### Requirements
Using the records below, quote only the span that opens with the line containing "Clone this chart" and closes with the line containing "CartesianGrid, ReferenceArea, ReferenceLine", exactly and inclusively.
start Dataset extract
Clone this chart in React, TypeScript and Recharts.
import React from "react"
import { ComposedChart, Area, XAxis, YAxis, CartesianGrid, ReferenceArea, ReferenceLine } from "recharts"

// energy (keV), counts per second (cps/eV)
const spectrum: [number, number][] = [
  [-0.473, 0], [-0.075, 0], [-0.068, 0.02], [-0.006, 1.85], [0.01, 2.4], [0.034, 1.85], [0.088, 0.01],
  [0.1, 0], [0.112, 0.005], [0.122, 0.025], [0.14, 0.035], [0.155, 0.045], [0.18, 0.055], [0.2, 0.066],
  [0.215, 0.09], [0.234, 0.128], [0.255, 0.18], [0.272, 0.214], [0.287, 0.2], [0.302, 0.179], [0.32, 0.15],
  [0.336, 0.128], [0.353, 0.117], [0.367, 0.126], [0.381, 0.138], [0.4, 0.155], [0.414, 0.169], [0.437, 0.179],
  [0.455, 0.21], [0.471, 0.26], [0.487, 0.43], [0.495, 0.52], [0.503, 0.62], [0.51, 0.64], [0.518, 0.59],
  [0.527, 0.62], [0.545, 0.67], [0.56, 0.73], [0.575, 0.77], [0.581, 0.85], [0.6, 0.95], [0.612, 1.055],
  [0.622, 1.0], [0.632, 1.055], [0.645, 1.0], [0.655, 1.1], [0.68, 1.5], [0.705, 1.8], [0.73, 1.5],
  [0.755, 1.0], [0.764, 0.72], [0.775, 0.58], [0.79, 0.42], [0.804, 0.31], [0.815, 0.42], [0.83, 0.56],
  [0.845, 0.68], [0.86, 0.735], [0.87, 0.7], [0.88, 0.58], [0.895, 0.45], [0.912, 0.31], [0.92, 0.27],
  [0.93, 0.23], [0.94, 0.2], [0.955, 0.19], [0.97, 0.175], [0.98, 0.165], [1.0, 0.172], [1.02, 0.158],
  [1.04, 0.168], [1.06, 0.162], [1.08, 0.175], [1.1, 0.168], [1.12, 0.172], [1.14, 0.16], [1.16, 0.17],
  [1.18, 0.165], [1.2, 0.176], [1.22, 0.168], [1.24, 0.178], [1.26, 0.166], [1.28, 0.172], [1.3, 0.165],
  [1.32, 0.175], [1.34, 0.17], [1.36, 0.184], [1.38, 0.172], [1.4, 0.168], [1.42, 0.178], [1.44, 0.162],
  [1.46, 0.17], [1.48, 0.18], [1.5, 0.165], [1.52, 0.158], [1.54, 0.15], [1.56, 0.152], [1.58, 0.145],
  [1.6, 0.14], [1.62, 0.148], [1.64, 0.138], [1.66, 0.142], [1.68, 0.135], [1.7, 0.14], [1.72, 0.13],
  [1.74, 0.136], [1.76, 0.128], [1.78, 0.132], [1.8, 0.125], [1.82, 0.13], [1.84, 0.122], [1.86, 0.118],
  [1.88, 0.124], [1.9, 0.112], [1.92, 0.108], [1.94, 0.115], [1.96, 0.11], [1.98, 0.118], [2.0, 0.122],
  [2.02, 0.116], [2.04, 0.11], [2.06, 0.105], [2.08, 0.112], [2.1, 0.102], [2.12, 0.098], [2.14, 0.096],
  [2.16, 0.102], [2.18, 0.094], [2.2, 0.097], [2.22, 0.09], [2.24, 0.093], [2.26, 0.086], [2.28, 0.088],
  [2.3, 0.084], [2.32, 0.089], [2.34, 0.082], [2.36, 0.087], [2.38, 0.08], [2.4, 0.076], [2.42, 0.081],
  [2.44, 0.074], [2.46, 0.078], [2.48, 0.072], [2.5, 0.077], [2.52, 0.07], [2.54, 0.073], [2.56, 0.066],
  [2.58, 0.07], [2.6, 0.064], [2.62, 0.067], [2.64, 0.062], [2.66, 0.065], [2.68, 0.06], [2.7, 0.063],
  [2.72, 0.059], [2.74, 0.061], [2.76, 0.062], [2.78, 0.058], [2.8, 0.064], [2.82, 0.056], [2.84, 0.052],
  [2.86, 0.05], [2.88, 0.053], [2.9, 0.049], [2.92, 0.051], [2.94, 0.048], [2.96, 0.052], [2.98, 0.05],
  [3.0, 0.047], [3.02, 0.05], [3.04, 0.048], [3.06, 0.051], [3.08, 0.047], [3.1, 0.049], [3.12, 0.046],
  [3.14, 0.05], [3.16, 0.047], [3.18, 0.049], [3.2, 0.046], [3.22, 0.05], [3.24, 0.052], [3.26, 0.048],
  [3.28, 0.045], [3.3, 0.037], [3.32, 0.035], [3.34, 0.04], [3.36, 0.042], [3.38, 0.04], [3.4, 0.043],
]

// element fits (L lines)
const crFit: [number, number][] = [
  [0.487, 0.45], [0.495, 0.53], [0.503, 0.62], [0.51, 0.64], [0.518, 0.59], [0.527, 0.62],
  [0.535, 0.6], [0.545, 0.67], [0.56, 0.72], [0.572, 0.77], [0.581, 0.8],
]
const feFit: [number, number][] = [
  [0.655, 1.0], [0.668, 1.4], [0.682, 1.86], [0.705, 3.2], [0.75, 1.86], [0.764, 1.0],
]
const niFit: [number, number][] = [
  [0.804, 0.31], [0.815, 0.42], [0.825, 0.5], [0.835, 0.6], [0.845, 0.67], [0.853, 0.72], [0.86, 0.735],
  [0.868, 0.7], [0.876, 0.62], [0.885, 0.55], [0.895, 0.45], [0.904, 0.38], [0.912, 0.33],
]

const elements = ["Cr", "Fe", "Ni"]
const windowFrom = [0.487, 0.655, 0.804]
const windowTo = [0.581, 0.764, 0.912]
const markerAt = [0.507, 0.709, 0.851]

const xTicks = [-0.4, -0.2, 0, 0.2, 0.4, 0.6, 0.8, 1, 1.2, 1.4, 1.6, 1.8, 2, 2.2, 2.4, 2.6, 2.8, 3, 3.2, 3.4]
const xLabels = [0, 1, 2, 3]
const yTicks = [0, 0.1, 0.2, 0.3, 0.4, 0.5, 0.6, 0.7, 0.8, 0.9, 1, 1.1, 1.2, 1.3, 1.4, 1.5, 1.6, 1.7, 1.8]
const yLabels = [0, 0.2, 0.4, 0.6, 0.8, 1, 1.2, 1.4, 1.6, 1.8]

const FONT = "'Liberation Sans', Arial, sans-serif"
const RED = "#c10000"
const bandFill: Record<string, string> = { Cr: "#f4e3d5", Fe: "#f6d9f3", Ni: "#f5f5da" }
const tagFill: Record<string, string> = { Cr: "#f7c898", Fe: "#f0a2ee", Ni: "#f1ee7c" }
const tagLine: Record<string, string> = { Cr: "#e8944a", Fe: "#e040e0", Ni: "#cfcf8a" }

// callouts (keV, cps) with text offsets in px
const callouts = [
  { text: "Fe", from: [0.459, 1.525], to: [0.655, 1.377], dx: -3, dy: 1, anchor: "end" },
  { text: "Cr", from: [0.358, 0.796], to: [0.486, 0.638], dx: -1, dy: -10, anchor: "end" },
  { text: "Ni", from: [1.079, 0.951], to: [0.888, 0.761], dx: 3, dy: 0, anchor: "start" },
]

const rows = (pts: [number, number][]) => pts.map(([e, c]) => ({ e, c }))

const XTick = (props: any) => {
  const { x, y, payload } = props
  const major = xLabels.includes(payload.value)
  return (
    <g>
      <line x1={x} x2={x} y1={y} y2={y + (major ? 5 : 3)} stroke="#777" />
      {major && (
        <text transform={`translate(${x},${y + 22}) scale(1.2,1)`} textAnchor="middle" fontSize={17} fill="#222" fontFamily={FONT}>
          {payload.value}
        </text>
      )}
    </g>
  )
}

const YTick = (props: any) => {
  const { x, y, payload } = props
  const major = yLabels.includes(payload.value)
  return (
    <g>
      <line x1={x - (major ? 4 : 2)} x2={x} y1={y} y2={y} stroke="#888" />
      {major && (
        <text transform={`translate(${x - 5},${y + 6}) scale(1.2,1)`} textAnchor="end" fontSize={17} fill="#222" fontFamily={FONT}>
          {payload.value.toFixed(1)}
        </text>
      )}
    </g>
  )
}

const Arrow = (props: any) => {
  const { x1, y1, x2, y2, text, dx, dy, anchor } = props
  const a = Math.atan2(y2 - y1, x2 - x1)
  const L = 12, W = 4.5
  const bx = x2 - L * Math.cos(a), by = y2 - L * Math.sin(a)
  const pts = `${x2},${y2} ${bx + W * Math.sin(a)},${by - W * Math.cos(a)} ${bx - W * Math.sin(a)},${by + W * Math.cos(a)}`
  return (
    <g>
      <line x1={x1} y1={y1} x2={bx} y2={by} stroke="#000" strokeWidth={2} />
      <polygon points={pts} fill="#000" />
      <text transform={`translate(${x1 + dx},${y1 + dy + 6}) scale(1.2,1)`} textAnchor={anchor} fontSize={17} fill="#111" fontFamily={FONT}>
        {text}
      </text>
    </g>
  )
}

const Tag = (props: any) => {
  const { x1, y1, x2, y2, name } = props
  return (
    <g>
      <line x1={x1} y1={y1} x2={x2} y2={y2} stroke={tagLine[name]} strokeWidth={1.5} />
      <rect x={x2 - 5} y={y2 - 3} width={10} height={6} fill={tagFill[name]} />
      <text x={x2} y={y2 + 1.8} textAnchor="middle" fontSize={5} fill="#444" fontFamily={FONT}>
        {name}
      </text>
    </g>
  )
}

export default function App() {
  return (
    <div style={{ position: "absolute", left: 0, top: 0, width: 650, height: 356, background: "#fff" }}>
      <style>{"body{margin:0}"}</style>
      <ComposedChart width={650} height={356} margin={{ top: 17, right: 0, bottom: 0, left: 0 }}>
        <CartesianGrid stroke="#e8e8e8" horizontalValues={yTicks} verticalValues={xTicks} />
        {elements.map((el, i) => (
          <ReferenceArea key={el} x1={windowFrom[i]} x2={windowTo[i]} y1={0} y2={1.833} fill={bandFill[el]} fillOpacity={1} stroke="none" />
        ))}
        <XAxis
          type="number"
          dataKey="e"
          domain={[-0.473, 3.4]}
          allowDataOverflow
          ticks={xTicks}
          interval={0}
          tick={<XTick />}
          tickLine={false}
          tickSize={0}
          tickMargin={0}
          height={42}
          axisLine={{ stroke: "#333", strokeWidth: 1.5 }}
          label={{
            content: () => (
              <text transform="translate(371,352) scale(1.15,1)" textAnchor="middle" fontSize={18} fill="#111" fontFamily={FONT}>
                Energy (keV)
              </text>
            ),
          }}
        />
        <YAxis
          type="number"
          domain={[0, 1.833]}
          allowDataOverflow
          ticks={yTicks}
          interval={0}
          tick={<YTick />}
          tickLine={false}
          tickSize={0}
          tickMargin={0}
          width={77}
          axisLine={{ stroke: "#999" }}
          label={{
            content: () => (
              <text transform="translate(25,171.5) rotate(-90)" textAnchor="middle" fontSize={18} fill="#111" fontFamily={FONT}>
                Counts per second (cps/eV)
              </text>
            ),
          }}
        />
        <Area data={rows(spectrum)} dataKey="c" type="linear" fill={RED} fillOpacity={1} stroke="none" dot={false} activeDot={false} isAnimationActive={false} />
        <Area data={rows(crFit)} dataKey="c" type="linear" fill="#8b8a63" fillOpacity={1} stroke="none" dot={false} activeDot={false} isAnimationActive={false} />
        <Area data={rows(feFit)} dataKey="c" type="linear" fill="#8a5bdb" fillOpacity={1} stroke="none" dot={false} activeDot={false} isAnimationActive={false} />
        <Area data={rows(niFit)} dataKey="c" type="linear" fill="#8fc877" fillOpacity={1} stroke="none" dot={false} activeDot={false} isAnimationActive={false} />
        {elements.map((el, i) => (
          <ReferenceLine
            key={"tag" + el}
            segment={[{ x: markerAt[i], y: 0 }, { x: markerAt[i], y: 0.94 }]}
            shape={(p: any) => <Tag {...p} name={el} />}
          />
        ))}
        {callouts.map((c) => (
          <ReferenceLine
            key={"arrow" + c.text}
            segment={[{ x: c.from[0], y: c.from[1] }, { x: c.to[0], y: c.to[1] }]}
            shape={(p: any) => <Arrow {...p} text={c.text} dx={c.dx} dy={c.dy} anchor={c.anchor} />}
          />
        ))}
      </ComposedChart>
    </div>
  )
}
end Dataset extract
start Dataset extract
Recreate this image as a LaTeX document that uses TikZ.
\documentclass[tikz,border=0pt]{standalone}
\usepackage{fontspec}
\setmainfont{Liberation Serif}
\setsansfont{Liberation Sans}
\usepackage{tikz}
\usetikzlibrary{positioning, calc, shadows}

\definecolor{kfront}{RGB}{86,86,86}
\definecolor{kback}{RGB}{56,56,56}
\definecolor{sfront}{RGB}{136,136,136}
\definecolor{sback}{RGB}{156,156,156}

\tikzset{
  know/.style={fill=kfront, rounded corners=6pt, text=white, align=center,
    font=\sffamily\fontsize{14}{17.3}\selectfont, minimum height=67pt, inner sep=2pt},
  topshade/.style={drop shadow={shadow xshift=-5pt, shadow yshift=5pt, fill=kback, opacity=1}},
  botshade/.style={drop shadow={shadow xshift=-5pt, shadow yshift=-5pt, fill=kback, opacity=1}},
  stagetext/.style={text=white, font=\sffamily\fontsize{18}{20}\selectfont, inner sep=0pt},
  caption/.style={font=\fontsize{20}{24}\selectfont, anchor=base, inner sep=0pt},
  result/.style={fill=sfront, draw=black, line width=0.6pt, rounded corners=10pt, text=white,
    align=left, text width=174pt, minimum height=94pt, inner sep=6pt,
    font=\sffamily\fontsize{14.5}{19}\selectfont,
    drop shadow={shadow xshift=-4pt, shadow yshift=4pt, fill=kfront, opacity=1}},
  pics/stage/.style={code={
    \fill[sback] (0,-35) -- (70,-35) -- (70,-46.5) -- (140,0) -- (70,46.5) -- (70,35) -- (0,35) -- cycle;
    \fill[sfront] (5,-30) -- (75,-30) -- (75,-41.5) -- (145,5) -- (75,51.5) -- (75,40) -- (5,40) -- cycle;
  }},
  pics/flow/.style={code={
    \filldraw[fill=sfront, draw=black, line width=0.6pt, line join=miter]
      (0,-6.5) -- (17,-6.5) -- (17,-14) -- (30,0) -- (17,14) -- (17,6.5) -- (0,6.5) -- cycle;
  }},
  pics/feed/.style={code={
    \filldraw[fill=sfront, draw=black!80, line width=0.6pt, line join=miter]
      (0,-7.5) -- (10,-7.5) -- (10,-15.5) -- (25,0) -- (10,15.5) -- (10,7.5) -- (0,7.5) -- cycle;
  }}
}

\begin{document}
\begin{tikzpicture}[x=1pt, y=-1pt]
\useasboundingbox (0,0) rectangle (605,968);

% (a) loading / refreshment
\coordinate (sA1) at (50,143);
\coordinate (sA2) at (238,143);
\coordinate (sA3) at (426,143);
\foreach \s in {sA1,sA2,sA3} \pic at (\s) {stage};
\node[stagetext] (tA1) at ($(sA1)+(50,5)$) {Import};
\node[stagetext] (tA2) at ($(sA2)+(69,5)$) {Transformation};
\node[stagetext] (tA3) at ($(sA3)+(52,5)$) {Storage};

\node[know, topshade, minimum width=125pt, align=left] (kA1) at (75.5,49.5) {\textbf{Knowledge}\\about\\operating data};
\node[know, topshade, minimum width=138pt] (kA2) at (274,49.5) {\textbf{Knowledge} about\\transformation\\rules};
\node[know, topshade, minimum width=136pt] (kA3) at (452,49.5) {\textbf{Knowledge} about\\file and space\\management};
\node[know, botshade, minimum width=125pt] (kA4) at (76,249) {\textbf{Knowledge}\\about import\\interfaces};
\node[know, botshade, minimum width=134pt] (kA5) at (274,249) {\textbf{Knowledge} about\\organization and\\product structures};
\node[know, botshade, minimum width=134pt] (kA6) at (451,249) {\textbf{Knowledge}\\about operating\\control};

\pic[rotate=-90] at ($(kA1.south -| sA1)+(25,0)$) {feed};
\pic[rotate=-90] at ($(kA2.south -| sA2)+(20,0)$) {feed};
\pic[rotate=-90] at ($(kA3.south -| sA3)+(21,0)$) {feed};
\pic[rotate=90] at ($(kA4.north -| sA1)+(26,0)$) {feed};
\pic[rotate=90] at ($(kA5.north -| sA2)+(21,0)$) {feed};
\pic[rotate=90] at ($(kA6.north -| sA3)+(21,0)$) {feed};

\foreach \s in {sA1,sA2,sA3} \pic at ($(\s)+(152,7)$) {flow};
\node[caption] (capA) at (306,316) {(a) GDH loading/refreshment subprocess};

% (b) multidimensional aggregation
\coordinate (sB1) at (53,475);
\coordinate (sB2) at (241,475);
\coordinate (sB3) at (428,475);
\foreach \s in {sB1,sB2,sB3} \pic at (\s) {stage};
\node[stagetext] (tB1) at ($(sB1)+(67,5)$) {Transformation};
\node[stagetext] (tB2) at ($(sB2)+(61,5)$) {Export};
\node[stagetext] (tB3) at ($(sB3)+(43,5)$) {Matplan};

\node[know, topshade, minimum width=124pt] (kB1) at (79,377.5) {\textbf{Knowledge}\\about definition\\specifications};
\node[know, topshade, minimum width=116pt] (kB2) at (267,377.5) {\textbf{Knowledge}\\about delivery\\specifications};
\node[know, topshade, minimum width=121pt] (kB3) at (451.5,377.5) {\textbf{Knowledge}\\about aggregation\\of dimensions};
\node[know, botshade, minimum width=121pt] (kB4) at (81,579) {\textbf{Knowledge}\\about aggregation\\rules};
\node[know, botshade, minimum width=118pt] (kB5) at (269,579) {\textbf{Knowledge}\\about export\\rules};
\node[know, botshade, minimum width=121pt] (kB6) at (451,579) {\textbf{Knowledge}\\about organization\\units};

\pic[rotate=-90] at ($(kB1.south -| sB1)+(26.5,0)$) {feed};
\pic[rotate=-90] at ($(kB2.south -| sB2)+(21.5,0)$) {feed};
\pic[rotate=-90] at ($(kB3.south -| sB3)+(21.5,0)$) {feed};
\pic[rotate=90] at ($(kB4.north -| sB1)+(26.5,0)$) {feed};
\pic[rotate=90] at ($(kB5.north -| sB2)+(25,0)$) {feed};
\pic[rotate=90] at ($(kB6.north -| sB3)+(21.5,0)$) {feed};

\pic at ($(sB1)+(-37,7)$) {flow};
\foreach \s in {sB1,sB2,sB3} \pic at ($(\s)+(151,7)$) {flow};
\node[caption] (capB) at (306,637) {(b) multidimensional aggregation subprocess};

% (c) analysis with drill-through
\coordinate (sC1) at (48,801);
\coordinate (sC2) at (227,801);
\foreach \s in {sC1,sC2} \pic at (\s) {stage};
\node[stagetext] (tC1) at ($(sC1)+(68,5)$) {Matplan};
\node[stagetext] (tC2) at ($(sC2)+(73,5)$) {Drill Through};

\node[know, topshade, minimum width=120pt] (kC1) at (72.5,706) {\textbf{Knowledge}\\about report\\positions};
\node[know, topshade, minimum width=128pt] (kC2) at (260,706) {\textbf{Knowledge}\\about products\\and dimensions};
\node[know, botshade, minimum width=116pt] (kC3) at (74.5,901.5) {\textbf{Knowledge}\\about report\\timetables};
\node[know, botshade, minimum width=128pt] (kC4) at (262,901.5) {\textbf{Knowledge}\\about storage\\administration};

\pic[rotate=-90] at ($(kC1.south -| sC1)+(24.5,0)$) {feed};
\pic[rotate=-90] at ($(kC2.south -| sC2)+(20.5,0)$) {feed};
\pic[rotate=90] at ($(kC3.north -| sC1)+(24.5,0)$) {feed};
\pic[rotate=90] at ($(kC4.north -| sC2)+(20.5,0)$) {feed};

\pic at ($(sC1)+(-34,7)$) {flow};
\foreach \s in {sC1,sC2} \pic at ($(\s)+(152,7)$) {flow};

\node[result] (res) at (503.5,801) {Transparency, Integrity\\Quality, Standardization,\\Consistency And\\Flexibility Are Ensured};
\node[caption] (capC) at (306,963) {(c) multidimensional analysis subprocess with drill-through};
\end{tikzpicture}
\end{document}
end Dataset extract
start Dataset extract
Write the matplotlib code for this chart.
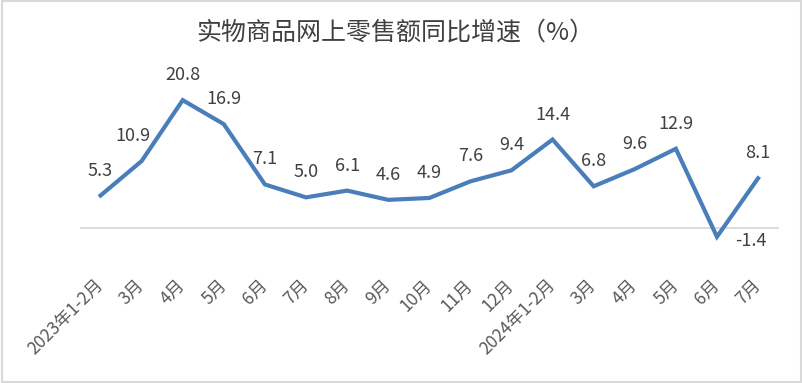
end Dataset extract
### Solution to the exercise
Clone this chart in React, TypeScript and Recharts.
import React from "react"
import { ComposedChart, Area, XAxis, YAxis, CartesianGrid, ReferenceArea, ReferenceLine } from "recharts"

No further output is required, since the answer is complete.